◆ Instructions for the task ◆
Reproduce every entry exactly, without alteration.

▼▼▼

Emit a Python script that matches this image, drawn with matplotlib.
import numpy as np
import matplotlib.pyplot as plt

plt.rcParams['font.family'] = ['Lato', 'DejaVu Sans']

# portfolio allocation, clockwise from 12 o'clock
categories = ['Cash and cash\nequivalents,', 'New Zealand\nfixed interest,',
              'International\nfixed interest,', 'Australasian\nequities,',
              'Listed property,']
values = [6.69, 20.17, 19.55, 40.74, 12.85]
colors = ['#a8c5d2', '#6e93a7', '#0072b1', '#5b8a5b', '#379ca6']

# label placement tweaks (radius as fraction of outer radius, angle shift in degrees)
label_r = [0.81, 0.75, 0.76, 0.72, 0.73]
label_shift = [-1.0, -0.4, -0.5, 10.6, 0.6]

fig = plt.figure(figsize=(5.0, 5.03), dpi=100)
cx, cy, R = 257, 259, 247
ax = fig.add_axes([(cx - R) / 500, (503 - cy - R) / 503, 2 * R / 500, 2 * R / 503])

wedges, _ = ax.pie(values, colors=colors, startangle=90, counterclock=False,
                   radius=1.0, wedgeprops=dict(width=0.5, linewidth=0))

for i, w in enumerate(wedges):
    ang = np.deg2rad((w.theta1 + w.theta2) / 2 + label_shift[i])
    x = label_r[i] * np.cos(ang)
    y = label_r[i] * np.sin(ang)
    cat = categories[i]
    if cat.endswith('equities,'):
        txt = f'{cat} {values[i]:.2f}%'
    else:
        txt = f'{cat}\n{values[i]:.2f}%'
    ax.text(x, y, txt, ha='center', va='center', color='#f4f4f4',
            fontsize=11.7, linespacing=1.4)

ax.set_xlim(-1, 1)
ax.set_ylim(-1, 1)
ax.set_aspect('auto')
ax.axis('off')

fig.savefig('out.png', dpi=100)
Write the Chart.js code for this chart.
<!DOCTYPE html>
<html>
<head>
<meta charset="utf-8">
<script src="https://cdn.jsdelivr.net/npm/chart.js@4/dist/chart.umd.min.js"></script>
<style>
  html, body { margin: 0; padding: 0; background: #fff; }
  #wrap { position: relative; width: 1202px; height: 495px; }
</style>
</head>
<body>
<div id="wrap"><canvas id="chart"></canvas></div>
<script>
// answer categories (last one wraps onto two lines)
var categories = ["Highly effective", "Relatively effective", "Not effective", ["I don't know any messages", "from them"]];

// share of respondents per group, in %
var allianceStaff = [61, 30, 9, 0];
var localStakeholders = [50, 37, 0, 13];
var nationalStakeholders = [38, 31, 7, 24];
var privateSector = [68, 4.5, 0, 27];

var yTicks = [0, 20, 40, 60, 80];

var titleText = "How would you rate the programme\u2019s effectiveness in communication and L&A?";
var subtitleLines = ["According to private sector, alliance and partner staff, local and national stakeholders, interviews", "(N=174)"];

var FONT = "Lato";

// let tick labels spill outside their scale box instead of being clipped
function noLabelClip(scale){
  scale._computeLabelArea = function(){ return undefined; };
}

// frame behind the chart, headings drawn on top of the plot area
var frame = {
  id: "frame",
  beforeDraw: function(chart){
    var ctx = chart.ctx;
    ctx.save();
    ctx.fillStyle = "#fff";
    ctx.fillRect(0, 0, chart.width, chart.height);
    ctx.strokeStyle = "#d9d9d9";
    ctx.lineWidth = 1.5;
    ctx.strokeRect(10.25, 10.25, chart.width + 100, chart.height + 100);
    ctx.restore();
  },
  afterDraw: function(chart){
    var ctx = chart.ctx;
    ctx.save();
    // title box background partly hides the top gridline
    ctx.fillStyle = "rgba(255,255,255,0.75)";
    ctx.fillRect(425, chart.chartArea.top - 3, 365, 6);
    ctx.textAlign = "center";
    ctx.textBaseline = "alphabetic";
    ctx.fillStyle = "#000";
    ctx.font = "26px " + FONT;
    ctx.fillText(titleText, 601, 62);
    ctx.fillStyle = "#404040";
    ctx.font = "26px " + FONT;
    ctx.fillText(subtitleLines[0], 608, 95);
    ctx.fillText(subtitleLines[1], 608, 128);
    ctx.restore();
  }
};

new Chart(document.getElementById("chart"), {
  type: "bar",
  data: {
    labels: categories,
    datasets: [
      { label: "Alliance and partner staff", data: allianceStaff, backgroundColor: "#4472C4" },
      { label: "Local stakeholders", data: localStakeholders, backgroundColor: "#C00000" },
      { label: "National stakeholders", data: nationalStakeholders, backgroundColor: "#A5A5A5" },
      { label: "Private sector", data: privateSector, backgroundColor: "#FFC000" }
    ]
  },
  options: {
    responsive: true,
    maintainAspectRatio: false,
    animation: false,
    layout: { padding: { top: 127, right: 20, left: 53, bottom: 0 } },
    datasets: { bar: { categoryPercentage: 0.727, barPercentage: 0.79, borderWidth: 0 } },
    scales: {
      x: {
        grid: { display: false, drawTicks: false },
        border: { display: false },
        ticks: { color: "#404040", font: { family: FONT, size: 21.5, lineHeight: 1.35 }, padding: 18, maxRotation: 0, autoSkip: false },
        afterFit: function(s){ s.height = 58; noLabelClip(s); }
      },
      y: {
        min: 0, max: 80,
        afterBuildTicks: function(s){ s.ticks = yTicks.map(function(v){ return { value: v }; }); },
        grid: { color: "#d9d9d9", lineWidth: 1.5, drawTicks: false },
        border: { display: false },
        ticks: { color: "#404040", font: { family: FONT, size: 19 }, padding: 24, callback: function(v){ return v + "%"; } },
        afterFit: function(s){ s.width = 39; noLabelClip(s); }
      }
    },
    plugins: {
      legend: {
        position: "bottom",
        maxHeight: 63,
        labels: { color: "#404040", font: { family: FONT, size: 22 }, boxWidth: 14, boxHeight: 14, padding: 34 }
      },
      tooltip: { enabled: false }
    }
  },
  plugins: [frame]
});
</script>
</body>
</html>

▲▲▲

◆ Response to the task ◆
Emit a Python script that matches this image, drawn with matplotlib.
import numpy as np
import matplotlib.pyplot as plt

plt.rcParams['font.family'] = ['Lato', 'DejaVu Sans']

# portfolio allocation, clockwise from 12 o'clock
categories = ['Cash and cash\nequivalents,', 'New Zealand\nfixed interest,',
              'International\nfixed interest,', 'Australasian\nequities,',
              'Listed property,']
values = [6.69, 20.17, 19.55, 40.74, 12.85]
colors = ['#a8c5d2', '#6e93a7', '#0072b1', '#5b8a5b', '#379ca6']

# label placement tweaks (radius as fraction of outer radius, angle shift in degrees)
label_r = [0.81, 0.75, 0.76, 0.72, 0.73]
label_shift = [-1.0, -0.4, -0.5, 10.6, 0.6]

fig = plt.figure(figsize=(5.0, 5.03), dpi=100)
cx, cy, R = 257, 259, 247
ax = fig.add_axes([(cx - R) / 500, (503 - cy - R) / 503, 2 * R / 500, 2 * R / 503])

wedges, _ = ax.pie(values, colors=colors, startangle=90, counterclock=False,
                   radius=1.0, wedgeprops=dict(width=0.5, linewidth=0))

for i, w in enumerate(wedges):
    ang = np.deg2rad((w.theta1 + w.theta2) / 2 + label_shift[i])
    x = label_r[i] * np.cos(ang)
    y = label_r[i] * np.sin(ang)
    cat = categories[i]
    if cat.endswith('equities,'):
        txt = f'{cat} {values[i]:.2f}%'
    else:
        txt = f'{cat}\n{values[i]:.2f}%'
    ax.text(x, y, txt, ha='center', va='center', color='#f4f4f4',
            fontsize=11.7, linespacing=1.4)

ax.set_xlim(-1, 1)
ax.set_ylim(-1, 1)
ax.set_aspect('auto')
ax.axis('off')

fig.savefig('out.png', dpi=100)
Write the Chart.js code for this chart.
<!DOCTYPE html>
<html>
<head>
<meta charset="utf-8">
<script src="https://cdn.jsdelivr.net/npm/chart.js@4/dist/chart.umd.min.js"></script>
<style>
  html, body { margin: 0; padding: 0; background: #fff; }
  #wrap { position: relative; width: 1202px; height: 495px; }
</style>
</head>
<body>
<div id="wrap"><canvas id="chart"></canvas></div>
<script>
// answer categories (last one wraps onto two lines)
var categories = ["Highly effective", "Relatively effective", "Not effective", ["I don't know any messages", "from them"]];

// share of respondents per group, in %
var allianceStaff = [61, 30, 9, 0];
var localStakeholders = [50, 37, 0, 13];
var nationalStakeholders = [38, 31, 7, 24];
var privateSector = [68, 4.5, 0, 27];

var yTicks = [0, 20, 40, 60, 80];

var titleText = "How would you rate the programme\u2019s effectiveness in communication and L&A?";
var subtitleLines = ["According to private sector, alliance and partner staff, local and national stakeholders, interviews", "(N=174)"];

var FONT = "Lato";

// let tick labels spill outside their scale box instead of being clipped
function noLabelClip(scale){
  scale._computeLabelArea = function(){ return undefined; };
}

// frame behind the chart, headings drawn on top of the plot area
var frame = {
  id: "frame",
  beforeDraw: function(chart){
    var ctx = chart.ctx;
    ctx.save();
    ctx.fillStyle = "#fff";
    ctx.fillRect(0, 0, chart.width, chart.height);
    ctx.strokeStyle = "#d9d9d9";
    ctx.lineWidth = 1.5;
    ctx.strokeRect(10.25, 10.25, chart.width + 100, chart.height + 100);
    ctx.restore();
  },
  afterDraw: function(chart){
    var ctx = chart.ctx;
    ctx.save();
    // title box background partly hides the top gridline
    ctx.fillStyle = "rgba(255,255,255,0.75)";
    ctx.fillRect(425, chart.chartArea.top - 3, 365, 6);
    ctx.textAlign = "center";
    ctx.textBaseline = "alphabetic";
    ctx.fillStyle = "#000";
    ctx.font = "26px " + FONT;
    ctx.fillText(titleText, 601, 62);
    ctx.fillStyle = "#404040";
    ctx.font = "26px " + FONT;
    ctx.fillText(subtitleLines[0], 608, 95);
    ctx.fillText(subtitleLines[1], 608, 128);
    ctx.restore();
  }
};

new Chart(document.getElementById("chart"), {
  type: "bar",
  data: {
    labels: categories,
    datasets: [
      { label: "Alliance and partner staff", data: allianceStaff, backgroundColor: "#4472C4" },
      { label: "Local stakeholders", data: localStakeholders, backgroundColor: "#C00000" },
      { label: "National stakeholders", data: nationalStakeholders, backgroundColor: "#A5A5A5" },
      { label: "Private sector", data: privateSector, backgroundColor: "#FFC000" }
    ]
  },
  options: {
    responsive: true,
    maintainAspectRatio: false,
    animation: false,
    layout: { padding: { top: 127, right: 20, left: 53, bottom: 0 } },
    datasets: { bar: { categoryPercentage: 0.727, barPercentage: 0.79, borderWidth: 0 } },
    scales: {
      x: {
        grid: { display: false, drawTicks: false },
        border: { display: false },
        ticks: { color: "#404040", font: { family: FONT, size: 21.5, lineHeight: 1.35 }, padding: 18, maxRotation: 0, autoSkip: false },
        afterFit: function(s){ s.height = 58; noLabelClip(s); }
      },
      y: {
        min: 0, max: 80,
        afterBuildTicks: function(s){ s.ticks = yTicks.map(function(v){ return { value: v }; }); },
        grid: { color: "#d9d9d9", lineWidth: 1.5, drawTicks: false },
        border: { display: false },
        ticks: { color: "#404040", font: { family: FONT, size: 19 }, padding: 24, callback: function(v){ return v + "%"; } },
        afterFit: function(s){ s.width = 39; noLabelClip(s); }
      }
    },
    plugins: {
      legend: {
        position: "bottom",
        maxHeight: 63,
        labels: { color: "#404040", font: { family: FONT, size: 22 }, boxWidth: 14, boxHeight: 14, padding: 34 }
      },
      tooltip: { enabled: false }
    }
  },
  plugins: [frame]
});
</script>
</body>
</html>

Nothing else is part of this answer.